Los Parlamentos políticos son las nuevas ágoras, lugares de encuentro de las ideas. Seguramente, en el contraste de las razones de unos y de otros, los representantes de los ciudadanos procuran acercarse lo que pueden a la idea de justicia. Las leyes que promulguen deberán ser justas y proporcionadas a las verdaderas necesidades de la sociedad. Si haciendo caso al texto platónico, los parlamentarios no se han alejado de sus “padres” (la honradez y la justicia) serán capaces de lograrlo. A unas ideas expresadas por unos, se les opondrán serenamente otras, y de la discusión nacerá la luz. Por el contrario, si los parlamentarios no respetan la verdad o no son honrados; si sólo obedecen consignas de partido, racionales o no, el resultado nunca podrá ser la justicia sino la simple implantación de la opinión de la mayoría en el poder. Pero para eso no hacía falta haber expuesto razonadamente las ideas. Si existe la disciplina de voto en los partidos y al final se decide por mayoría, entonces parece que sobra tanto discurso. Además, cuando los políticos se enzarzan en largas discusiones estériles, lo que están consiguiendo es que los ciudadanos corrientes se alejen de la política, o lo que es peor, que acaben profesando como ellos un turbador, aunque cómodo relativismo. Si no se debate sinceramente con intención de dar con la verdad, cuando se litiga hasta cierto punto y luego simplemente se vota, conociendo desde mucho antes cuál va a ser el resultado, no cabe duda de que se está jugando a demócrata escondiendo el pequeño dictador que todos llevamos dentro. De esta manera, el sistema democrático moderno por muy parlamentario que sea, se convierte en una partitocracia, es decir en un sistema de gobiernos absolutistas que se suceden, eso sí, según sea el resultado de las elecciones.
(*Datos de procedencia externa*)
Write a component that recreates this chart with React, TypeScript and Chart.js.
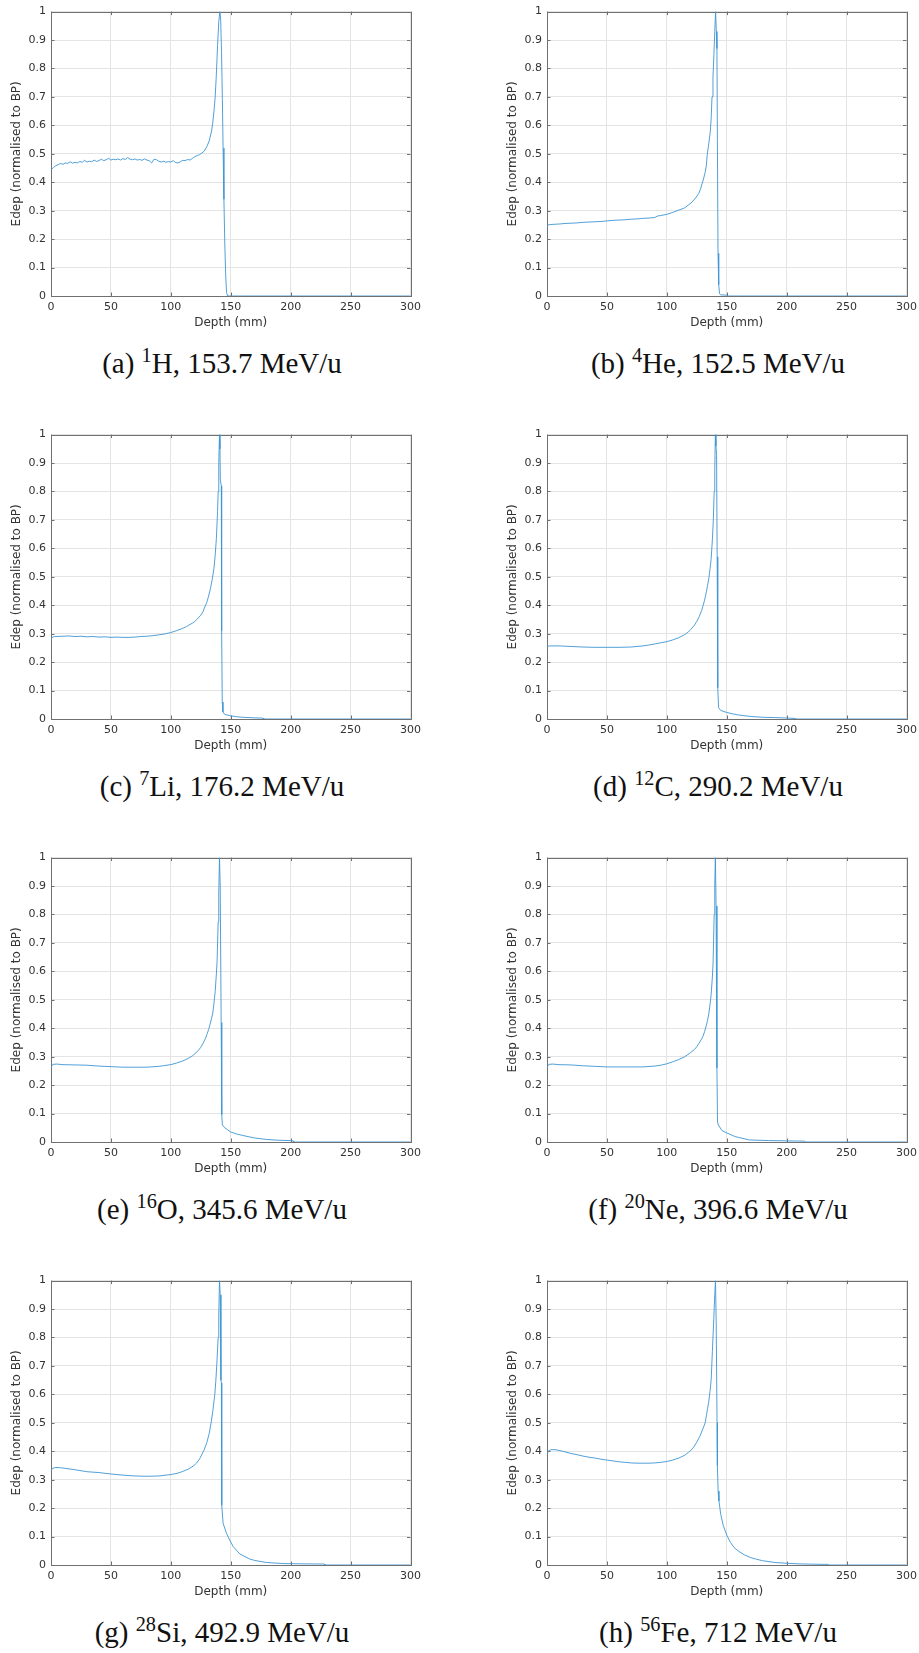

La coherencia de vida le parece a Platón necesaria porque vivir de una manera desordenada y pretender dirigir la vida de los demás, suena a una burla insolente. El autor griego ve necesaria la unidad de vida. Ciertamente sólo existe una vida, que es a la vez pública y privada. Si cualquier trabajo repercute en los demás y por eso adquiere carácter público, es realmente difícil admitir una separación entre público y privado en cualquier manifestación de la vida. Si por ejemplo, alguien es perezoso, o bebe en exceso, el ámbito privado y público no será fácil diferenciarlo. Por una parte, se lo habrán notado en su casa, privadamente, pero seguro que en su trabajo lo notarán tanto que terminarán echándolo.

Si se quiere que la vida pública sea un ámbito de justicia, los políticos han de ser hombres y mujeres de vida honrada. El respeto que se debe a los promotores de la justicia es porque se les supone esa coherencia. Por desgracia y cómo vemos tantas veces, cuando se descubre y demuestra una corrupción en un personaje público, inmediatamente se le aparta de la vida pública. Lo extraño es que sólo se considera deshonesto al estafador a gran escala, y no se juzga de la misma manera al simple mentiroso o al de vida licenciosa. Por ejemplo, algunas mentiras comprobadas en hombres públicos son de efectos devastadores en cuanto al ambiente político y moral. Es evidente que no pueden tener el mismo tratamiento penal que las corrupciones urbanísticas por ejemplo, pero no deberían tomarse tan a la ligera como suele ocurrir. El embustero público tendría que ser inmediatamente desalojado de la escena y sin embargo, no estoy muy seguro de que esto suceda.

Y a los políticos que roban aprovechándose de su privilegiada posición, bien puede ir una cita de San Agustín que a su vez recoge otra de Cicerón:

Si se suprime la justicia, ¿qué son los gobiernos sino colosales bandas de ladrones? Y ¿qué son las bandas de ladrones sino reinos diminutos? (…) En cierta ocasión el rey Alejandro Magno interpeló a un pirata cautivo preguntándole:

-«¿Por qué razón infestas el mar con tus fechorías?»

En un alarde de ingenio y de veracidad el pirata le replicó con insolente desparpajo:

-«Por la misma por la que tú infestas con las tuyas el orbe terráqueo. Pero mientras a mí, que solo dispongo de un exiguo navío me llaman ladrón, a ti, que mueves ejércitos te llaman emperador»[2].

Por lo visto eso de gobernar y robar no es nuevo. Y si alguien piensa lo contrario, puede leer esta otra de Calígula, obra dramática de Albert Camus:

Gobernar es robar, eso todo el mundo lo sabe. Yo voy a robar descaradamente…[3]

¿Suena exagerado o trasnochado lo que mantiene el demente Calígula? ¿no es verdad que los locos dicen a veces las verdades más palmarias?

-Pero nadie es perfecto, podría decir alguien.

-Es cierto, pero habría que acercarse un poco más ¿no? Y si son políticos, exigirles una rectitud a prueba. La dimisión después del desaguisado me parece poco.

[1] Platón. La República. Libro VII.

[2] San Agustín. La Ciudad de Dios, Libro IV, Cap. 4.

[3] Cfr. Albert Camús. Calígula. Acto 1. Escena 8.